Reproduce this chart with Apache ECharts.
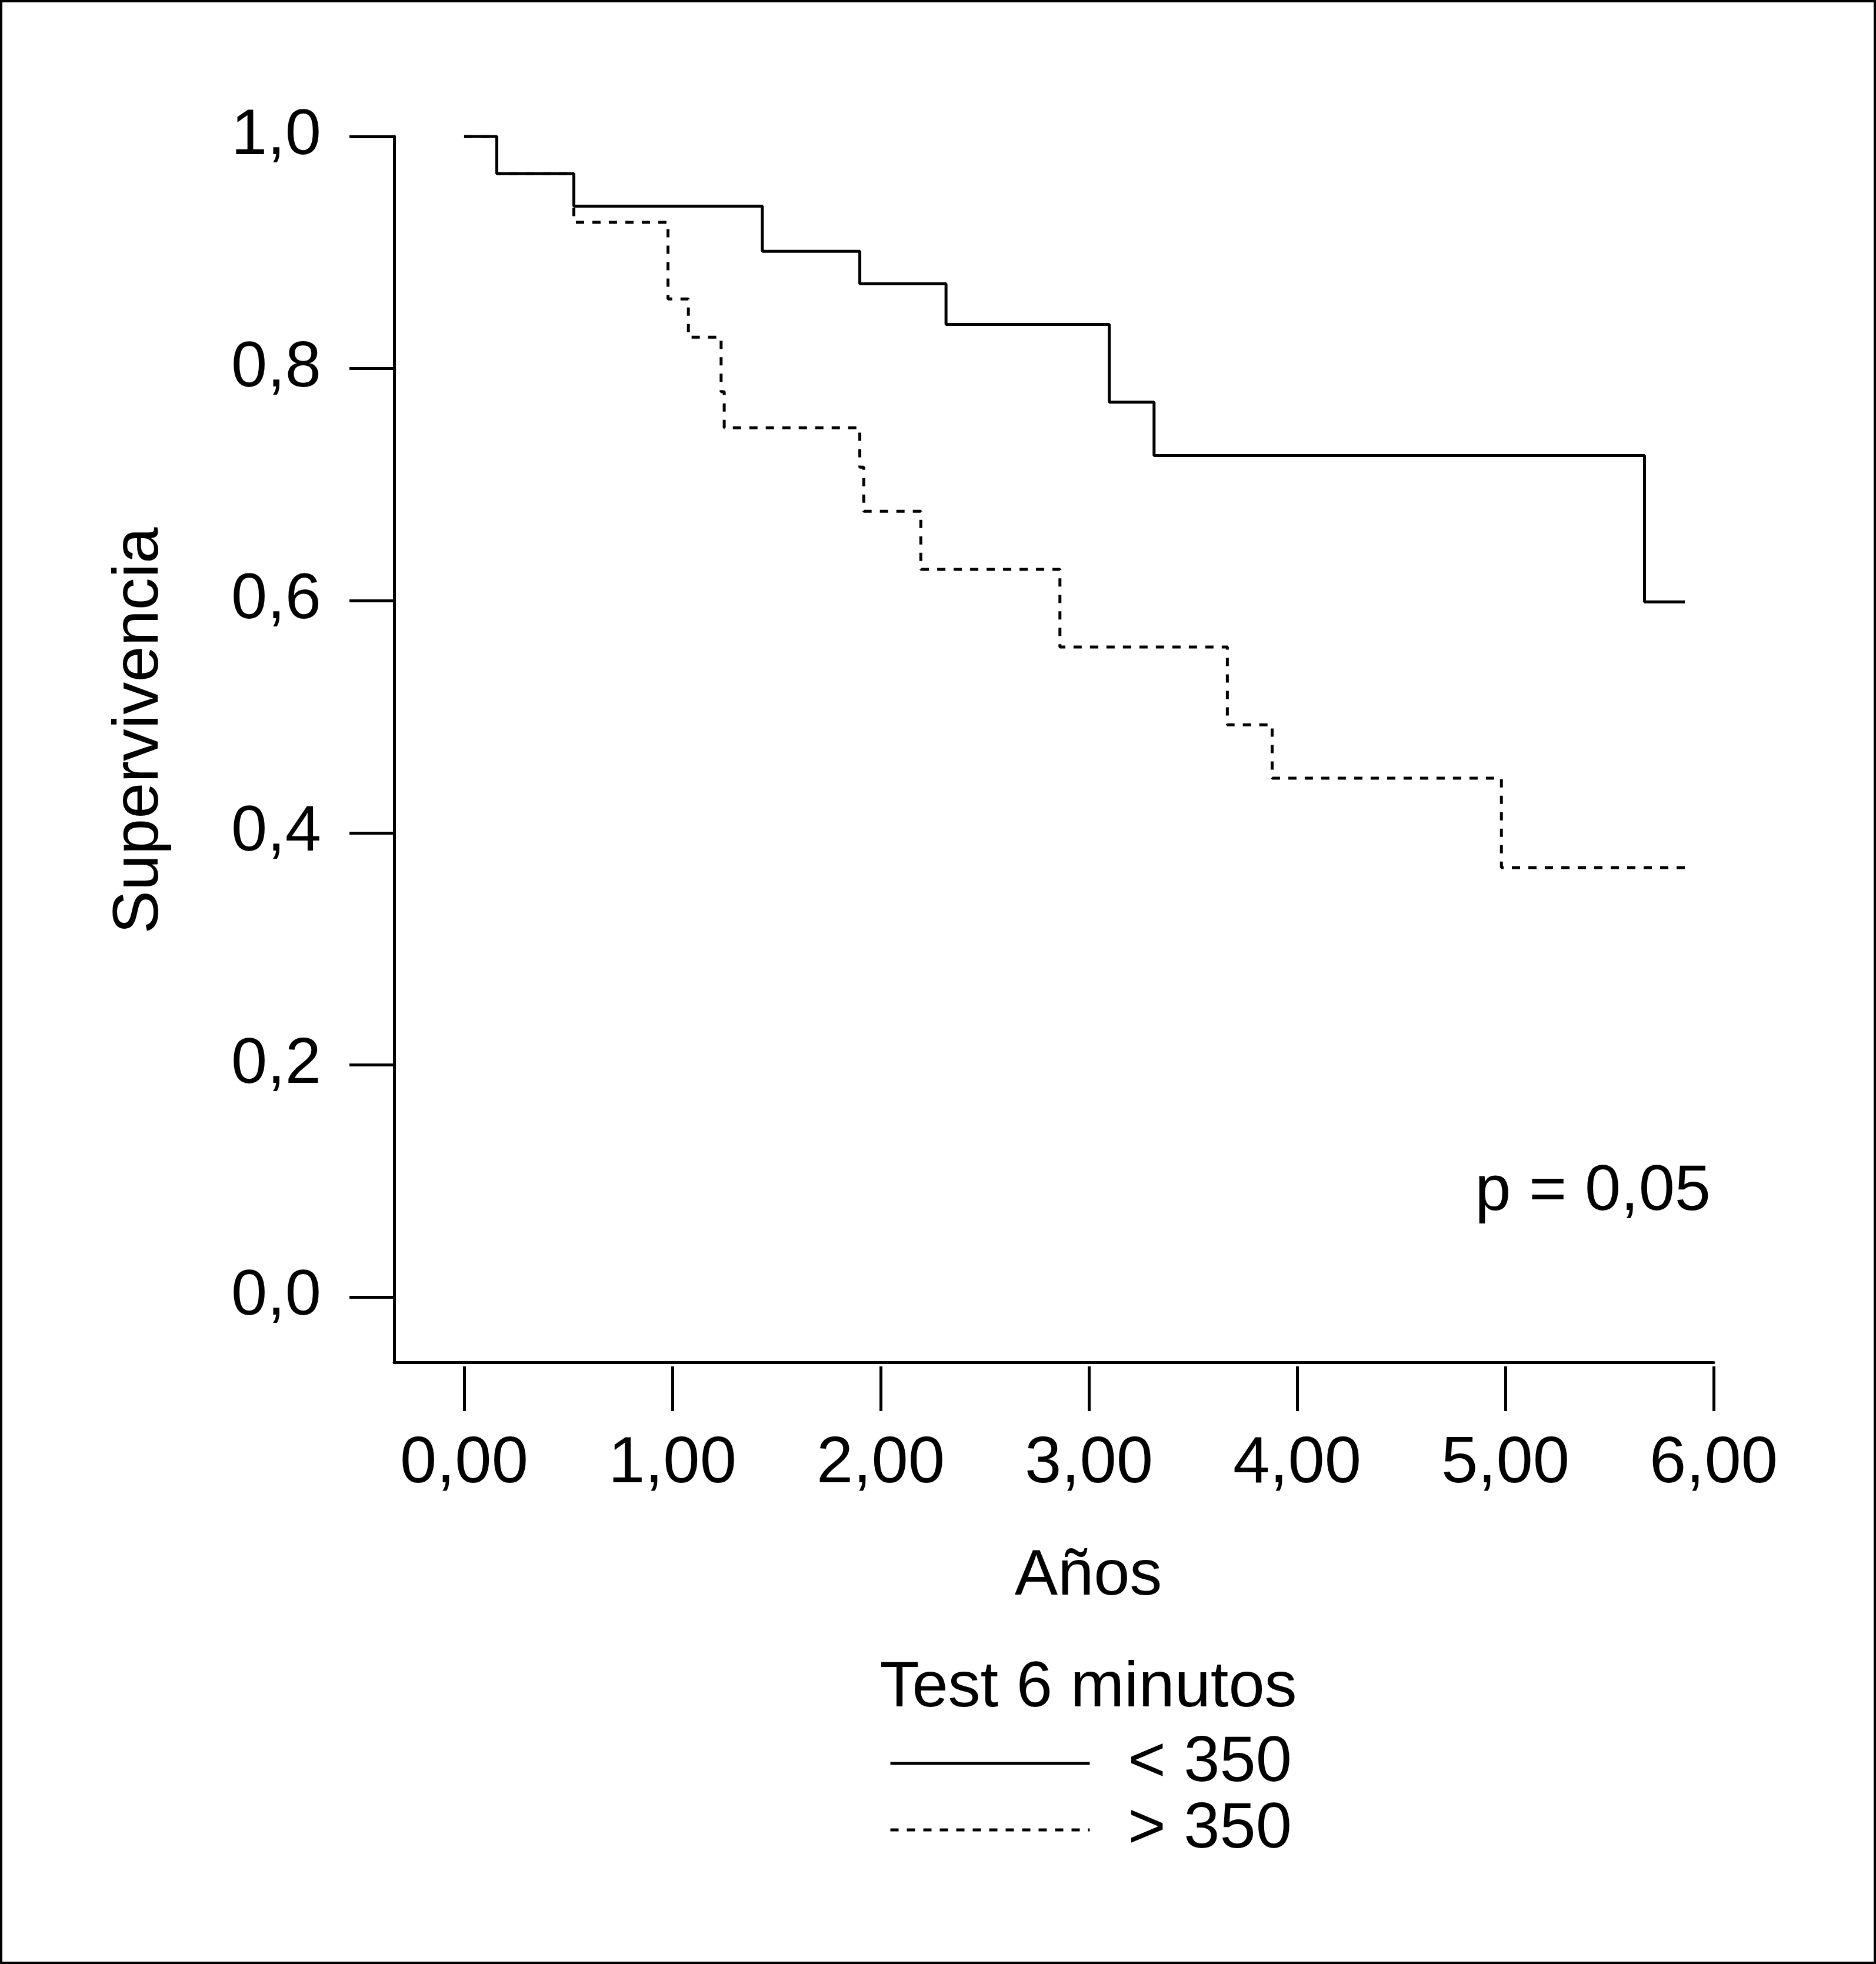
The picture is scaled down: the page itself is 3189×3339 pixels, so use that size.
<!DOCTYPE html>
<html>
<head>
<meta charset="utf-8">
<style>
  html, body { margin: 0; padding: 0; background: #ffffff; }
  #chart { width: 3189px; height: 3339px; }
</style>
<script src="https://cdn.jsdelivr.net/npm/echarts@6/dist/echarts.min.js"></script>
</head>
<body>
<div id="chart"></div>
<script>
// ---- Data ----
const seriesNames = ['< 350', '> 350'];
// Kaplan-Meier steps: [time in years, survival after that time]
const below350 = [
  [0, 1.0], [0.157, 0.968], [0.527, 0.940], [1.432, 0.901], [1.900, 0.873],
  [2.314, 0.838], [3.098, 0.771], [3.313, 0.725], [5.668, 0.599], [5.862, 0.599]
];
const above350 = [
  [0, 1.0], [0.157, 0.968], [0.527, 0.926], [0.979, 0.860], [1.077, 0.827],
  [1.234, 0.780], [1.249, 0.749], [1.900, 0.715], [1.919, 0.677], [2.193, 0.627],
  [2.861, 0.560], [3.665, 0.493], [3.880, 0.447], [4.981, 0.370], [5.884, 0.370]
];
const xTicks = [0, 1, 2, 3, 4, 5, 6];
const yTicks = [0, 0.2, 0.4, 0.6, 0.8, 1.0];
const pText = 'p = 0,05';
const xTitle = 'Años';
const yTitle = 'Supervivencia';
const legendTitle = 'Test 6 minutos';

const FONT = '"Liberation Sans", Arial, Helvetica, sans-serif';

const chart = echarts.init(document.getElementById('chart'), null, { renderer: 'canvas' });

const option = {
  animation: false,
  backgroundColor: '#ffffff',
  grid: { left: 670, top: 232, right: 276, bottom: 1023, containLabel: false },
  xAxis: [
    {
      type: 'value', min: -0.336, max: 6,
      axisLine: { show: true, onZero: false, lineStyle: { color: '#000', width: 5 } },
      axisTick: { show: false }, axisLabel: { show: false }, splitLine: { show: false }
    },
    {
      type: 'value', min: -0.336, max: 6, position: 'bottom', offset: 7,
      axisLine: { show: false, onZero: false },
      axisTick: { show: true, customValues: xTicks, length: 76, lineStyle: { color: '#000', width: 5 } },
      axisLabel: {
        show: true, customValues: xTicks, margin: 110,
        color: '#000', fontFamily: FONT, fontSize: 112,
        formatter: v => v.toFixed(2).replace('.', ',')
      },
      splitLine: { show: false }
    }
  ],
  yAxis: {
    type: 'value', min: -0.0563, max: 1.0,
    axisLine: { show: true, onZero: false, lineStyle: { color: '#000', width: 5 } },
    axisTick: { show: true, customValues: yTicks, length: 76, lineStyle: { color: '#000', width: 5 } },
    axisLabel: {
      show: true, customValues: yTicks, margin: 124,
      color: '#000', fontFamily: FONT, fontSize: 110,
      formatter: v => v.toFixed(1).replace('.', ',')
    },
    splitLine: { show: false }
  },
  legend: {
    orient: 'vertical', left: 1511, top: 2943, padding: 0,
    itemWidth: 339, itemHeight: 14, itemGap: 3,
    data: seriesNames,
    itemStyle: { opacity: 0, borderWidth: 0 },
    lineStyle: { width: 5, color: '#000' },
    textStyle: { color: '#000', fontFamily: FONT, fontSize: 110, lineHeight: 100, padding: [0, 0, 0, 60] }
  },
  series: [
    {
      name: seriesNames[1], type: 'line', step: 'end', xAxisIndex: 0,
      data: above350, symbol: 'none', z: 2,
      lineStyle: { color: '#000', width: 5, type: [14, 14], cap: 'butt' },
      itemStyle: { color: '#000' }
    },
    {
      name: seriesNames[0], type: 'line', step: 'end', xAxisIndex: 0,
      data: below350, symbol: 'none', z: 3,
      lineStyle: { color: '#000', width: 5, type: 'solid' },
      itemStyle: { color: '#000' }
    }
  ],
  graphic: [
    {
      type: 'rect', silent: true,
      shape: { x: 2, y: 2, width: 3185, height: 3335 },
      style: { fill: 'none', stroke: '#000', lineWidth: 4 }
    },
    {
      type: 'text', x: 238, y: 1242, rotation: Math.PI / 2,
      style: { text: yTitle, fill: '#000', font: '110px ' + FONT, align: 'center', verticalAlign: 'middle' }
    },
    {
      type: 'text', x: 1850, y: 2681,
      style: { text: xTitle, fill: '#000', font: '110px ' + FONT, align: 'center', verticalAlign: 'middle' }
    },
    {
      type: 'text', x: 2908, y: 2027,
      style: { text: pText, fill: '#000', font: '110px ' + FONT, align: 'right', verticalAlign: 'middle' }
    },
    {
      type: 'text', x: 1850, y: 2871,
      style: { text: legendTitle, fill: '#000', font: '110px ' + FONT, align: 'center', verticalAlign: 'middle' }
    }
  ]
};

chart.setOption(option);
</script>
</body>
</html>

---+---

• What you are asked to do: Word for word, quote the full listing, omitting every picture.

• Task solution:
Reproduce this chart with Apache ECharts.
The picture is scaled down: the page itself is 3189×3339 pixels, so use that size.
<!DOCTYPE html>
<html>
<head>
<meta charset="utf-8">
<style>
  html, body { margin: 0; padding: 0; background: #ffffff; }
  #chart { width: 3189px; height: 3339px; }
</style>
<script src="https://cdn.jsdelivr.net/npm/echarts@6/dist/echarts.min.js"></script>
</head>
<body>
<div id="chart"></div>
<script>
// ---- Data ----
const seriesNames = ['< 350', '> 350'];
// Kaplan-Meier steps: [time in years, survival after that time]
const below350 = [
  [0, 1.0], [0.157, 0.968], [0.527, 0.940], [1.432, 0.901], [1.900, 0.873],
  [2.314, 0.838], [3.098, 0.771], [3.313, 0.725], [5.668, 0.599], [5.862, 0.599]
];
const above350 = [
  [0, 1.0], [0.157, 0.968], [0.527, 0.926], [0.979, 0.860], [1.077, 0.827],
  [1.234, 0.780], [1.249, 0.749], [1.900, 0.715], [1.919, 0.677], [2.193, 0.627],
  [2.861, 0.560], [3.665, 0.493], [3.880, 0.447], [4.981, 0.370], [5.884, 0.370]
];
const xTicks = [0, 1, 2, 3, 4, 5, 6];
const yTicks = [0, 0.2, 0.4, 0.6, 0.8, 1.0];
const pText = 'p = 0,05';
const xTitle = 'Años';
const yTitle = 'Supervivencia';
const legendTitle = 'Test 6 minutos';

const FONT = '"Liberation Sans", Arial, Helvetica, sans-serif';

const chart = echarts.init(document.getElementById('chart'), null, { renderer: 'canvas' });

const option = {
  animation: false,
  backgroundColor: '#ffffff',
  grid: { left: 670, top: 232, right: 276, bottom: 1023, containLabel: false },
  xAxis: [
    {
      type: 'value', min: -0.336, max: 6,
      axisLine: { show: true, onZero: false, lineStyle: { color: '#000', width: 5 } },
      axisTick: { show: false }, axisLabel: { show: false }, splitLine: { show: false }
    },
    {
      type: 'value', min: -0.336, max: 6, position: 'bottom', offset: 7,
      axisLine: { show: false, onZero: false },
      axisTick: { show: true, customValues: xTicks, length: 76, lineStyle: { color: '#000', width: 5 } },
      axisLabel: {
        show: true, customValues: xTicks, margin: 110,
        color: '#000', fontFamily: FONT, fontSize: 112,
        formatter: v => v.toFixed(2).replace('.', ',')
      },
      splitLine: { show: false }
    }
  ],
  yAxis: {
    type: 'value', min: -0.0563, max: 1.0,
    axisLine: { show: true, onZero: false, lineStyle: { color: '#000', width: 5 } },
    axisTick: { show: true, customValues: yTicks, length: 76, lineStyle: { color: '#000', width: 5 } },
    axisLabel: {
      show: true, customValues: yTicks, margin: 124,
      color: '#000', fontFamily: FONT, fontSize: 110,
      formatter: v => v.toFixed(1).replace('.', ',')
    },
    splitLine: { show: false }
  },
  legend: {
    orient: 'vertical', left: 1511, top: 2943, padding: 0,
    itemWidth: 339, itemHeight: 14, itemGap: 3,
    data: seriesNames,
    itemStyle: { opacity: 0, borderWidth: 0 },
    lineStyle: { width: 5, color: '#000' },
    textStyle: { color: '#000', fontFamily: FONT, fontSize: 110, lineHeight: 100, padding: [0, 0, 0, 60] }
  },
  series: [
    {
      name: seriesNames[1], type: 'line', step: 'end', xAxisIndex: 0,
      data: above350, symbol: 'none', z: 2,
      lineStyle: { color: '#000', width: 5, type: [14, 14], cap: 'butt' },
      itemStyle: { color: '#000' }
    },
    {
      name: seriesNames[0], type: 'line', step: 'end', xAxisIndex: 0,
      data: below350, symbol: 'none', z: 3,
      lineStyle: { color: '#000', width: 5, type: 'solid' },
      itemStyle: { color: '#000' }
    }
  ],
  graphic: [
    {
      type: 'rect', silent: true,
      shape: { x: 2, y: 2, width: 3185, height: 3335 },
      style: { fill: 'none', stroke: '#000', lineWidth: 4 }
    },
    {
      type: 'text', x: 238, y: 1242, rotation: Math.PI / 2,
      style: { text: yTitle, fill: '#000', font: '110px ' + FONT, align: 'center', verticalAlign: 'middle' }
    },
    {
      type: 'text', x: 1850, y: 2681,
      style: { text: xTitle, fill: '#000', font: '110px ' + FONT, align: 'center', verticalAlign: 'middle' }
    },
    {
      type: 'text', x: 2908, y: 2027,
      style: { text: pText, fill: '#000', font: '110px ' + FONT, align: 'right', verticalAlign: 'middle' }
    },
    {
      type: 'text', x: 1850, y: 2871,
      style: { text: legendTitle, fill: '#000', font: '110px ' + FONT, align: 'center', verticalAlign: 'middle' }
    }
  ]
};

chart.setOption(option);
</script>
</body>
</html>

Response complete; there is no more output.